The American Heritage Dictionary declares with authority that the word started its life in Greece as Typhon the name of a hundred-headed fire breathing giant who was father of the wind.
John Ayto’s Word Origins says with equal certainty that typhoon arose in Cantonese from two words daai feng meaning “great wind.”
Both acknowledge the influence of the alternate source but The Oxford English Dictionary takes a middle road saying that both of these were influential at different times.
The word appears in Urdu and this is thought to have evolved into Arabic and Persian words for these gigantic storms. But the English Language didn’t come to absorb this word until Arabic speakers had brought it to India and an Italian by the name of Cesare Federici had set it to paper in Italian during a commercial voyage there.
His account was translated into English in 1588 by one Thomas Hickock who in his title refers to the original author as a “merchant of Venice.”
This was decade before William Shakespeare wrote his play The Merchant of Venice.
I’m not suggesting there is any more link here than the mercantile fame of Venetians at the time.
The upshot is that a word with potentially Greek roots made its way across the Mideast to the Indian subcontinent before finding its way into English.

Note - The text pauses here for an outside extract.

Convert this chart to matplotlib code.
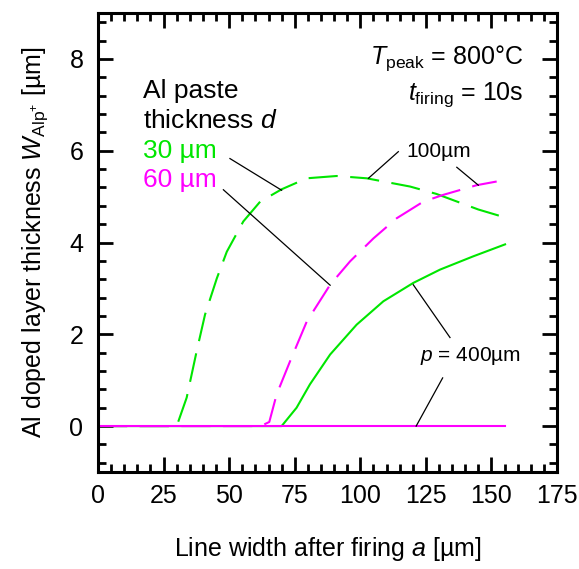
import matplotlib
matplotlib.use("Agg")
import matplotlib.pyplot as plt
from matplotlib.ticker import MultipleLocator

plt.rcParams['font.family'] = ['Liberation Sans', 'DejaVu Sans']
plt.rcParams['mathtext.fontset'] = 'custom'
plt.rcParams['mathtext.rm'] = 'Liberation Sans'
plt.rcParams['mathtext.it'] = 'Liberation Sans:italic'

GREEN = '#00e600'
MAGENTA = '#ff00ff'

# d = 30 um paste, p = 100 um pitch
a_30_100 = [0, 30, 33.8, 37.6, 40.8, 45.3, 49.1, 55.4, 61.8, 70, 79.6, 91,
            102.4, 119, 129, 137, 145, 155]
w_30_100 = [0, 0, 0.62, 1.63, 2.43, 3.22, 3.80, 4.46, 4.89, 5.16, 5.40, 5.45,
            5.40, 5.22, 5.06, 4.89, 4.72, 4.55]

# d = 30 um paste, p = 400 um pitch
a_30_400 = [0, 70, 75.7, 80.8, 88.5, 98.6, 108.8, 120.2, 130.4, 143.1, 155.2]
w_30_400 = [0, 0, 0.40, 0.91, 1.56, 2.21, 2.72, 3.12, 3.41, 3.70, 3.96]

# d = 60 um paste, p = 100 um pitch
a_60_100 = [0, 62, 65.3, 68.1, 73.2, 79.6, 88.5, 96.1, 105, 113.9, 124,
            131.7, 144.4, 152]
w_60_100 = [0, 0, 0.09, 0.69, 1.41, 2.28, 3.08, 3.59, 4.09, 4.53, 4.89,
            5.04, 5.25, 5.33]

# d = 60 um paste, p = 400 um pitch
a_60_400 = [0, 155]
w_60_400 = [0, 0]

fig = plt.figure(figsize=(5.79, 5.69), dpi=100)
ax = fig.add_axes([0.1693, 0.1705, 0.7927, 0.8065])

dash = (14, 6)
ax.plot(a_30_100, w_30_100, color=GREEN, lw=1.5, dashes=dash)
ax.plot(a_30_400, w_30_400, color=GREEN, lw=1.5)
ax.plot(a_60_100, w_60_100, color=MAGENTA, lw=1.5, dashes=dash)
ax.plot(a_60_400, w_60_400, color=MAGENTA, lw=1.5)

ax.set_xlim(0, 175)
ax.set_ylim(-1, 9)
ax.xaxis.set_major_locator(MultipleLocator(25))
ax.xaxis.set_minor_locator(MultipleLocator(5))
ax.yaxis.set_major_locator(MultipleLocator(2))
ax.yaxis.set_minor_locator(MultipleLocator(0.4))
ax.tick_params(which='both', direction='in', top=True, right=True, width=2)
ax.tick_params(which='major', length=11, labelsize=18)
ax.tick_params(axis='x', which='major', pad=9)
ax.tick_params(axis='y', which='major', pad=10.5)
ax.tick_params(which='minor', length=5.5)
for s in ax.spines.values():
    s.set_linewidth(2.2)

ax.set_xlabel('Line width after firing $a$ [µm]', fontsize=18, labelpad=19)
ax.set_ylabel(r'Al doped layer thickness $W_{\rm Alp^{+}}$ [µm]',
              fontsize=18, labelpad=14)

# legend text
ax.text(17.3, 7.14, 'Al paste', fontsize=19)
ax.text(17.3, 6.50, 'thickness $d$', fontsize=19)
ax.text(17.3, 5.85, '30 µm', fontsize=19, color=GREEN)
ax.text(17.3, 5.22, '60 µm', fontsize=19, color=MAGENTA)

ax.text(162.2, 7.90, r'$T_{\rm peak}$ = 800°C', fontsize=18, ha='right')
ax.text(162.2, 7.12, r'$t_{\rm firing}$ = 10s', fontsize=18, ha='right')

ax.text(117.7, 5.87, '100µm', fontsize=15)
ax.text(122.8, 1.41, '$p$ = 400µm', fontsize=15)

# leader lines
lines = [
    ([50.3, 70.0], [5.83, 5.14]),
    ([47.8, 88.5], [5.15, 3.07]),
    ([114.5, 103.1], [5.98, 5.40]),
    ([136.8, 145.0], [5.64, 5.25]),
    ([134.2, 120.2], [1.93, 3.08]),
    ([131.4, 121.3], [1.05, 0.0]),
]
for xs, ys in lines:
    ax.plot(xs, ys, color='black', lw=0.9)

fig.savefig('out.png', dpi=100)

It was 100 years later that English travelers then applied this name of the storm to similar meteorological phenomenon in the Far East.
It only becomes clear that the Cantonese word was also an influence 100 years again after that.
That middle reference just before 1700 was made in a book by William Dampier. He was a buccaneer, which is a polite way of saying pirate.
He eventually sailed three times around the world but his rise to fame came because as a relatively junior pirate he kept notes, and after his first big voyage published a book.
Who knows if his fellow buccaneers or his captains knew more than he did, but because he was the author, he was seen as the authority and the admiralty commissioned him to take command of a second expedition.
Being a pirate he perhaps wasn’t the most kind or gentle of souls and when he returned to England he was stripped of his command, docked pay and thrown out of the navy for cruelty. This at a time when hanging crew members for insubordination was still okay for a captain.
Luckily for Dampier soon after that England was preparing for war with Spain and France and pirates were needed…oh, I mean privateers were needed to help in the stormy international relations.